#### [Short problem]
Pictures are excluded. Copy exactly, and only, the lines from the one containing "Clone this chart in matplotlib." through the one containing "plt.rcParams['font.family'] = ['Liberation", both ends included.

#### [Exercise data]
________________________________________

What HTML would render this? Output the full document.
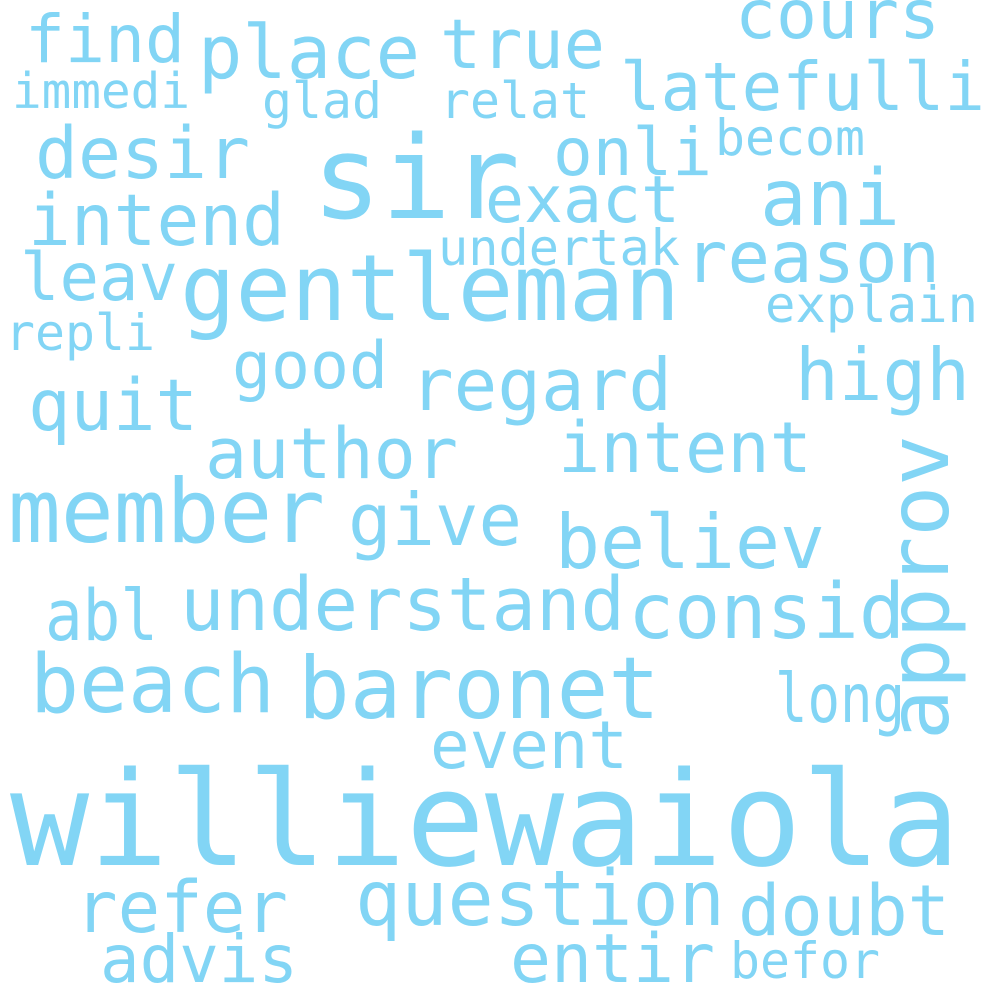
<!DOCTYPE html>
<html><head><meta charset="utf-8"><style>
html,body{margin:0;padding:0;background:#fff;}
svg{display:block;}
text{font-family:"DejaVu Sans Mono","Liberation Mono",monospace;fill:#82d5f5;}
</style></head><body>
<svg id="cloud" width="1000" height="1000" viewBox="0 0 1000 1000"></svg>
<script>
const words = ["williewaiola","sir","gentleman","baronet","beach","member","understand","consid","question","doubt","refer","advis","entir","befor","event","long","abl","approv","give","believ","author","intent","quit","regard","good","high","leav","repli","explain","undertak","reason","intend","exact","ani","desir","onli","becom","immedi","glad","relat","find","place","true","cours","latefulli"];
const sizes = [131,115,92,86,81,88,74,77,77,70,71,66,68,50,66,68,70,84,72,75,70,70,71,72,65,72,66,50,50,50,71,71,65,78,71,66,50,49,50,50,66,74,69,68,67];
const layout = [
[10,865,950],[312,218,208],[180,320,500],[298,718,362],[30,712,245],[8,542,317],[180,630,445],[628,638,277],[355,925,370],[738,935,212],[75,932,213],[100,982,198],[510,982,205],[730,978,150],[430,768,198],[775,722,130],[45,640,113],[740,948,305,1],[348,545,174],[555,568,270],[205,478,253],[558,472,254],[28,430,170],[410,410,262],[232,388,156],[795,400,175],[20,300,158],[5,350,150],[765,322,213],[438,265,242],[685,282,255],[28,245,257],[485,222,195],[760,225,140],[35,178,215],[553,175,159],[715,155,150],[12,108,178],[262,118,120],[440,118,150],[25,62,160],[198,78,222],[440,68,165],[735,38,205],[620,110,365]];
const svg = document.getElementById('cloud');
const NS = 'http://www.w3.org/2000/svg';
words.forEach((w,i)=>{
  const [x,y,len,rot] = layout[i];
  const t = document.createElementNS(NS,'text');
  
  
  t.setAttribute('font-size', sizes[i]);
  t.setAttribute('textLength', len);
  t.setAttribute('lengthAdjust', 'spacingAndGlyphs');
  if (rot) {
    t.setAttribute('x', 0); t.setAttribute('y', 0);
    t.setAttribute('transform', 'translate(' + y + ',' + x + ') rotate(-90)');
  } else {
    t.setAttribute('x', x); t.setAttribute('y', y);
  }
  t.textContent = w;
  svg.appendChild(t);
});
</script>
</body></html>
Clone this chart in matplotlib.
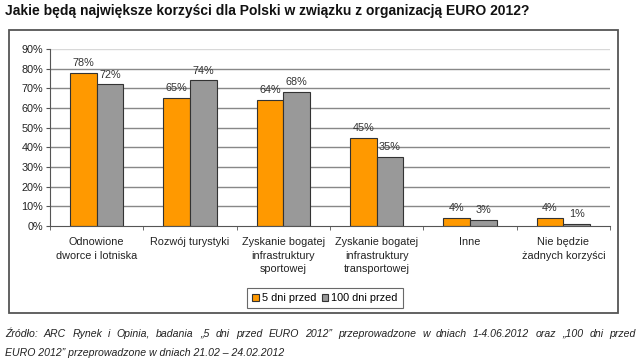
import matplotlib
matplotlib.use("Agg")
import matplotlib.pyplot as plt
import numpy as np
from matplotlib.patches import Rectangle
from matplotlib.ticker import FixedLocator, NullFormatter

plt.rcParams['font.family'] = ['Liberation Sans', 'DejaVu Sans']

categories = ["Odnowione\ndworce i lotniska", "Rozwój turystyki",
              "Zyskanie bogatej\ninfrastruktury\nsportowej",
              "Zyskanie bogatej\ninfrastruktury\ntransportowej",
              "Inne", "Nie będzie\nżadnych korzyści"]
series_names = ["5 dni przed", "100 dni przed"]
five_days = [78, 65, 64, 45, 4, 4]
hundred_days = [72, 74, 68, 35, 3, 1]
yticks = [0, 10, 20, 30, 40, 50, 60, 70, 80, 90]
title = "Jakie będą największe korzyści dla Polski w związku z organizacją EURO 2012?"
source_line1 = "Źródło: ARC Rynek i Opinia, badania „5 dni przed EURO 2012” przeprowadzone w dniach 1-4.06.2012 oraz „100 dni przed"
source_line2 = "EURO 2012” przeprowadzone w dniach 21.02 – 24.02.2012"

W, H = 640, 362
fig = plt.figure(figsize=(W / 100, H / 100), dpi=100)

# chart frame
fig.patches.append(Rectangle((9 / W, 1 - 313 / H), 609 / W, 283 / H,
                             transform=fig.transFigure, fill=False,
                             edgecolor="#555555", linewidth=1.3, zorder=0))

ax = fig.add_axes([50 / W, 1 - 226 / H, 560 / W, 177 / H])
x = np.arange(len(categories))
bw = 0.285
c1, c2 = "#FF9900", "#999999"
b1 = ax.bar(x - bw / 2, five_days, bw, color=c1, edgecolor="#333333", linewidth=0.8, zorder=3, label=series_names[0])
b2 = ax.bar(x + bw / 2, hundred_days, bw, color=c2, edgecolor="#333333", linewidth=0.8, zorder=3, label=series_names[1])

for bars, vals in ((b1, five_days), (b2, hundred_days)):
    for rect, v in zip(bars, vals):
        ax.annotate(f"{v}%", (rect.get_x() + rect.get_width() / 2, v),
                    xytext=(0, 3.5), textcoords="offset points",
                    ha="center", va="bottom", fontsize=7.8, color="#333333", zorder=4)

ax.set_ylim(0, 90)
ax.set_xlim(-0.5, len(categories) - 0.5)
ax.set_yticks(yticks)
ax.set_yticklabels([f"{t}%" for t in yticks], fontsize=7.8, color="#222222")
for t in yticks[1:]:
    ax.axhline(t, color="#888888" if t < 90 else "#d8d8d8", linewidth=1.0, zorder=1)

ax.xaxis.set_major_locator(FixedLocator(x))
ax.set_xticklabels(categories, fontsize=7.8, color="#222222", linespacing=1.45, va="top")
ax.tick_params(axis="x", which="major", length=0, pad=8)
ax.xaxis.set_minor_locator(FixedLocator(np.arange(-0.5, len(categories), 1.0)))
ax.xaxis.set_minor_formatter(NullFormatter())
ax.tick_params(axis="x", which="minor", length=3, color="#555555", direction="out")
ax.tick_params(axis="y", length=3, color="#555555", direction="out", pad=2)

for s in ("top", "right"):
    ax.spines[s].set_visible(False)
ax.spines["left"].set_color("#555555")
ax.spines["bottom"].set_color("#555555")
ax.spines["left"].set_zorder(5)
ax.spines["bottom"].set_zorder(5)

leg = fig.legend(handles=[b1, b2], labels=series_names, loc="center",
                 bbox_to_anchor=(325 / W, 1 - 298 / H), ncol=2, fontsize=7.8,
                 frameon=True, fancybox=False, edgecolor="#444444",
                 handlelength=0.6, handleheight=0.6, handletextpad=0.3,
                 columnspacing=0.5, borderpad=0.45, borderaxespad=0)
leg.get_frame().set_linewidth(0.8)

fig.text(5 / W, 1 - 11 / H, title, fontsize=10, fontweight="bold", ha="left", va="center", color="#111111")

# justified first source line
renderer = fig.canvas.get_renderer()
words = source_line1.split(" ")
src_kw = dict(fontsize=7.6, style="italic", ha="left", va="center", color="#222222")
x_left, x_right, y1 = 5, 636, 1 - 334 / H
word_texts = [fig.text(0, y1, w_, **src_kw) for w_ in words]
widths = [t.get_window_extent(renderer).width for t in word_texts]
gap = (x_right - x_left - sum(widths)) / (len(words) - 1)
cur = x_left
for t, wd in zip(word_texts, widths):
    t.set_x(cur / W)
    cur += wd + gap
fig.text(5 / W, 1 - 353 / H, source_line2, **src_kw)

fig.savefig("out.png", dpi=100)
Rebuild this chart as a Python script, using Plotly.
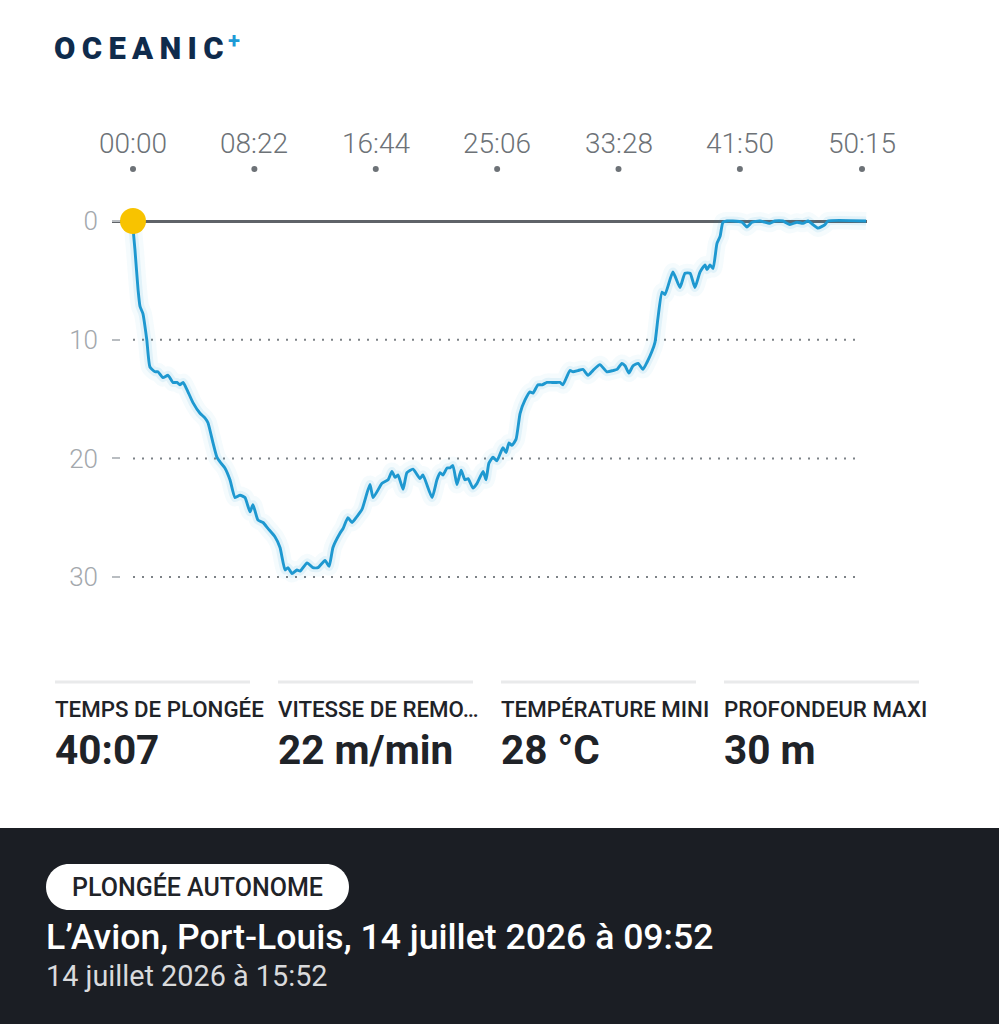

________________________________________

#### [Result of the exercise]
Clone this chart in matplotlib.
import matplotlib
matplotlib.use("Agg")
import matplotlib.pyplot as plt
import numpy as np
from matplotlib.patches import Rectangle
from matplotlib.ticker import FixedLocator, NullFormatter

plt.rcParams['font.family'] = ['Liberation Sans', 'DejaVu Sans']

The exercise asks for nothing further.